Emergent Mind

Abstract

Aggressive motions from agile flights or traversing irregular terrain induce motion distortion in LiDAR scans that can degrade state estimation and mapping. Some methods exist to mitigate this effect, but they are still too simplistic or computationally costly for resource-constrained mobile robots. To this end, this paper presents Direct LiDAR-Inertial Odometry (DLIO), a lightweight LiDAR-inertial odometry algorithm with a new coarse-to-fine approach in constructing continuous-time trajectories for precise motion correction.

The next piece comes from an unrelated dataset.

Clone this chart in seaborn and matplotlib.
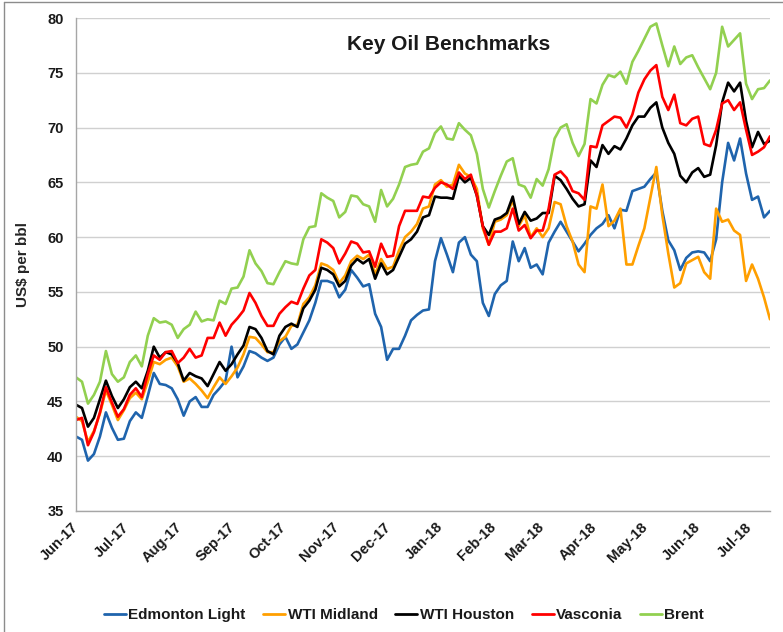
import numpy as np
import pandas as pd
import matplotlib
matplotlib.use("Agg")
import matplotlib.pyplot as plt
import matplotlib.dates as mdates
from matplotlib.lines import Line2D
import seaborn as sns

# roughly twice-weekly readings, Jun 1 2017 to Jul 13 2018 (US$ per bbl)
start_date = "2017-06-01"
end_date = "2018-07-13"

edmonton_light = [
    41.8, 41.5, 39.6, 40.2, 41.8, 44.0, 42.6, 41.5, 41.6, 43.2, 44.0, 43.5, 45.5, 47.6, 46.6, 46.5, 46.2, 45.2, 43.7, 45.0,
    45.4, 44.5, 44.5, 45.6, 46.2, 46.9, 50.0, 47.2, 48.2, 49.6, 49.4, 49.0, 48.7, 49.0, 50.2, 50.9, 49.8, 50.2, 51.3, 52.4,
    54.0, 56.0, 56.0, 55.8, 54.5, 55.2, 57.0, 56.3, 55.5, 55.7, 53.0, 51.8, 48.8, 49.8, 49.8, 51.0, 52.4, 52.9, 53.3,
    53.4, 57.8, 59.9, 58.4, 56.8, 59.5, 60.0, 58.4, 57.8, 54.0, 52.8, 54.8, 55.6, 56.0, 59.6, 57.8, 59.0, 57.2, 57.5,
    56.6, 59.5, 60.5, 61.4, 60.5, 59.6, 58.7, 59.4, 60.2, 60.8, 61.2, 62.0, 60.8, 62.5, 62.4, 64.2, 64.4, 64.6, 65.3,
    65.9, 62.4, 59.7, 58.8, 57.0, 58.1, 58.6, 58.7, 58.6, 57.8, 59.8, 65.0, 68.6, 67.0, 69.0, 65.8, 63.4, 63.7, 61.8, 62.4,
]
wti_midland = [
    43.6, 43.2, 41.3, 42.3, 43.9, 46.0, 44.7, 43.3, 44.2, 45.3, 45.8, 45.2, 46.8, 48.6, 48.4, 48.8, 49.0, 48.2, 46.8, 47.1,
    46.6, 46.0, 45.3, 46.3, 47.2, 46.6, 47.3, 48.1, 49.3, 50.9, 50.8, 50.2, 49.5, 49.5, 50.5, 50.9, 51.9, 52.0, 53.9, 54.5,
    55.6, 57.6, 57.4, 57.0, 55.8, 56.5, 57.8, 58.3, 58.0, 58.4, 56.6, 58.0, 57.1, 57.3, 58.8, 60.0, 60.5, 61.2, 62.6,
    62.8, 64.8, 65.2, 64.6, 64.8, 66.6, 65.8, 65.5, 64.4, 60.8, 59.3, 61.4, 61.6, 62.0, 63.4, 61.0, 62.0, 60.0, 60.8,
    60.0, 60.8, 63.2, 63.0, 61.0, 59.6, 57.5, 56.8, 62.8, 62.6, 64.8, 61.0, 61.5, 62.6, 57.5, 57.5, 59.2, 60.8, 63.6,
    66.4, 62.0, 58.5, 55.4, 55.8, 57.6, 57.9, 58.2, 56.8, 56.2, 62.6, 61.4, 61.6, 60.6, 60.2, 56.0, 57.5, 56.2, 54.5, 52.5,
]
wti_houston = [
    44.7, 44.4, 42.7, 43.5, 45.2, 46.9, 45.5, 44.4, 45.2, 46.3, 46.8, 46.2, 47.8, 50.0, 49.0, 49.5, 49.3, 48.5, 46.9, 47.6,
    47.3, 47.1, 46.4, 47.5, 48.6, 47.8, 48.4, 49.3, 50.1, 51.8, 51.6, 50.8, 49.6, 49.3, 51.0, 51.8, 52.1, 51.8, 53.5, 54.2,
    55.2, 57.2, 57.0, 56.6, 55.5, 56.0, 57.4, 58.0, 57.6, 58.0, 56.2, 57.6, 56.6, 57.0, 58.2, 59.4, 59.8, 60.5, 61.8,
    62.0, 63.7, 63.6, 63.6, 63.5, 65.6, 65.0, 65.4, 63.8, 61.0, 60.2, 61.6, 61.8, 62.2, 63.7, 61.2, 62.3, 61.5, 61.7,
    62.2, 62.2, 65.6, 65.2, 64.4, 63.5, 62.8, 63.0, 67.0, 66.4, 68.4, 67.6, 68.3, 68.0, 69.0, 70.2, 71.0, 71.0, 71.8,
    72.3, 70.0, 68.6, 67.6, 65.6, 65.0, 65.9, 66.3, 65.5, 65.7, 68.4, 72.3, 74.1, 73.3, 74.1, 70.6, 68.2, 69.6, 68.5, 68.8,
]
vasconia = [
    43.3, 43.5, 41.0, 42.2, 44.0, 46.3, 44.9, 43.6, 44.3, 45.6, 46.2, 45.4, 47.5, 49.2, 48.8, 49.5, 49.6, 48.5, 49.0, 49.8,
    49.0, 49.2, 50.8, 50.8, 52.2, 51.0, 52.0, 52.6, 53.3, 54.9, 54.0, 52.8, 51.9, 51.9, 53.0, 53.6, 54.1, 53.9, 55.3, 56.5,
    57.0, 59.8, 59.5, 59.0, 57.6, 58.5, 59.6, 59.4, 58.6, 58.7, 57.3, 59.4, 58.2, 58.3, 61.0, 62.4, 62.4, 62.4, 63.7,
    63.6, 64.5, 65.0, 64.8, 64.4, 65.9, 65.3, 65.7, 63.8, 61.0, 59.3, 60.5, 60.5, 60.8, 62.6, 60.6, 61.1, 59.9, 60.6,
    60.6, 62.6, 65.7, 66.0, 65.4, 64.2, 64.0, 63.4, 68.3, 68.2, 70.2, 70.6, 71.0, 70.9, 70.0, 71.2, 73.2, 74.4, 75.2,
    75.7, 72.8, 71.6, 73.0, 70.4, 70.2, 70.8, 71.0, 68.5, 68.3, 69.8, 72.2, 72.5, 71.6, 72.3, 69.8, 67.5, 67.8, 68.2, 69.2,
]
brent = [
    47.2, 46.8, 44.8, 45.6, 46.8, 49.6, 47.5, 46.8, 47.2, 48.6, 49.2, 48.2, 51.0, 52.6, 52.2, 52.3, 52.0, 50.8, 51.6, 52.0,
    53.2, 52.3, 52.5, 52.4, 54.2, 53.9, 55.3, 55.4, 56.4, 58.8, 57.6, 56.9, 55.8, 55.7, 56.8, 57.8, 57.6, 57.5, 59.8, 60.9,
    61.0, 64.0, 63.6, 63.3, 61.8, 62.3, 63.8, 63.7, 63.0, 62.8, 61.4, 64.3, 62.8, 63.5, 64.8, 66.4, 66.6, 66.7, 67.8,
    68.1, 69.5, 70.1, 69.0, 68.9, 70.4, 69.8, 69.3, 67.6, 64.4, 62.7, 64.2, 65.6, 66.9, 67.2, 64.8, 64.6, 63.6, 65.3,
    64.7, 66.2, 69.0, 70.0, 70.3, 68.6, 67.4, 68.5, 72.6, 72.2, 73.9, 74.8, 74.6, 75.1, 74.0, 76.0, 77.0, 78.1, 79.2,
    79.5, 77.5, 75.6, 77.4, 75.8, 76.4, 76.6, 75.5, 74.5, 73.5, 75.0, 79.2, 77.4, 78.0, 78.6, 74.0, 72.6, 73.5, 73.6, 74.3,
]

series_names = ["Edmonton Light", "WTI Midland", "WTI Houston", "Vasconia", "Brent"]
series_colors = ["#1F64AD", "#FF9F00", "#000000", "#FF0000", "#92D050"]
series_values = [edmonton_light, wti_midland, wti_houston, vasconia, brent]

dates = pd.date_range(start_date, end_date, periods=len(brent))
frames = []
for name, vals in zip(series_names, series_values):
    frames.append(pd.DataFrame({"Date": dates, "Price": vals, "Series": name}))
df = pd.concat(frames, ignore_index=True)

sns.set_style("white")
plt.rcParams["font.family"] = ["Liberation Sans", "DejaVu Sans"]
plt.rcParams["font.weight"] = "bold"
plt.rcParams["text.color"] = "#1a1a1a"
plt.rcParams["xtick.color"] = "#1a1a1a"
plt.rcParams["ytick.color"] = "#1a1a1a"

W, H = 783, 632
fig = plt.figure(figsize=(W / 100, H / 100), dpi=100)
ax = fig.add_axes([76 / W, 1 - 511 / H, 694 / W, 493 / H])

palette = dict(zip(series_names, series_colors))
sns.lineplot(data=df, x="Date", y="Price", hue="Series", hue_order=series_names,
             palette=palette, linewidth=1.9, ax=ax, legend=False)

ax.set_xlim(dates[0], dates[-1])
ax.set_ylim(35, 80)
ax.set_yticks(range(35, 81, 5))
ax.xaxis.set_major_locator(mdates.MonthLocator())
ax.xaxis.set_major_formatter(mdates.DateFormatter("%b-%y"))

ax.yaxis.grid(True, color="#d0d0d0", linewidth=1)
ax.set_axisbelow(True)
for side in ["top", "right"]:
    ax.spines[side].set_visible(False)
for side in ["left", "bottom"]:
    ax.spines[side].set_color("#a6a6a6")
    ax.spines[side].set_linewidth(1)

ax.tick_params(axis="both", direction="out", length=4, width=1, color="#a6a6a6", labelsize=10.5)
ax.tick_params(axis="y", pad=5)
ax.tick_params(axis="x", pad=6, labelrotation=45)
for lbl in ax.get_xticklabels():
    lbl.set_ha("right")
    lbl.set_va("center")
    lbl.set_rotation_mode("anchor")
    lbl.set_fontweight("bold")
for lbl in ax.get_yticklabels():
    lbl.set_fontweight("bold")

ax.set_xlabel("")
ax.set_ylabel(r"US\$ per bbl", fontsize=11, fontweight="bold")
ax.yaxis.set_label_coords((30 - 76) / 694, 0.5)

ax.text(0.537, 0.947, "Key Oil Benchmarks", transform=ax.transAxes,
        ha="center", va="center", fontsize=15, fontweight="bold")

handles = [Line2D([0], [0], color=c, linewidth=2) for c in series_colors]
fig.legend(handles, series_names, loc="center", bbox_to_anchor=(404 / W, 1 - 615 / H),
           ncol=5, frameon=False, handlelength=1.45, handletextpad=0.15,
           columnspacing=1.15, prop={"weight": "bold", "size": 11})

# chart-area border (left and top edges are visible in the reference)
fig.add_artist(Line2D([4 / W, 4 / W], [0, 1 - 2 / H], color="#8c8c8c", linewidth=1, transform=fig.transFigure))
fig.add_artist(Line2D([4 / W, 1], [1 - 2 / H, 1 - 2 / H], color="#8c8c8c", linewidth=1, transform=fig.transFigure))

fig.savefig("out.png", dpi=100)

The key to our method lies in the construction of a set of analytical equations which are parameterized solely by time, enabling fast and parallelizable point-wise deskewing. This method is feasible only because of the strong convergence properties in our nonlinear geometric observer, which provides provably correct state estimates for initializing the sensitive IMU integration step. Moreover, by simultaneously performing motion correction and prior generation, and by directly registering each scan to the map and bypassing scan-to-scan, DLIO's condensed architecture is nearly 20% more computationally efficient than the current state-of-the-art with a 12% increase in accuracy. We demonstrate DLIO's superior localization accuracy, map quality, and lower computational overhead as compared to four state-of-the-art algorithms through extensive tests using multiple public benchmark and self-collected datasets.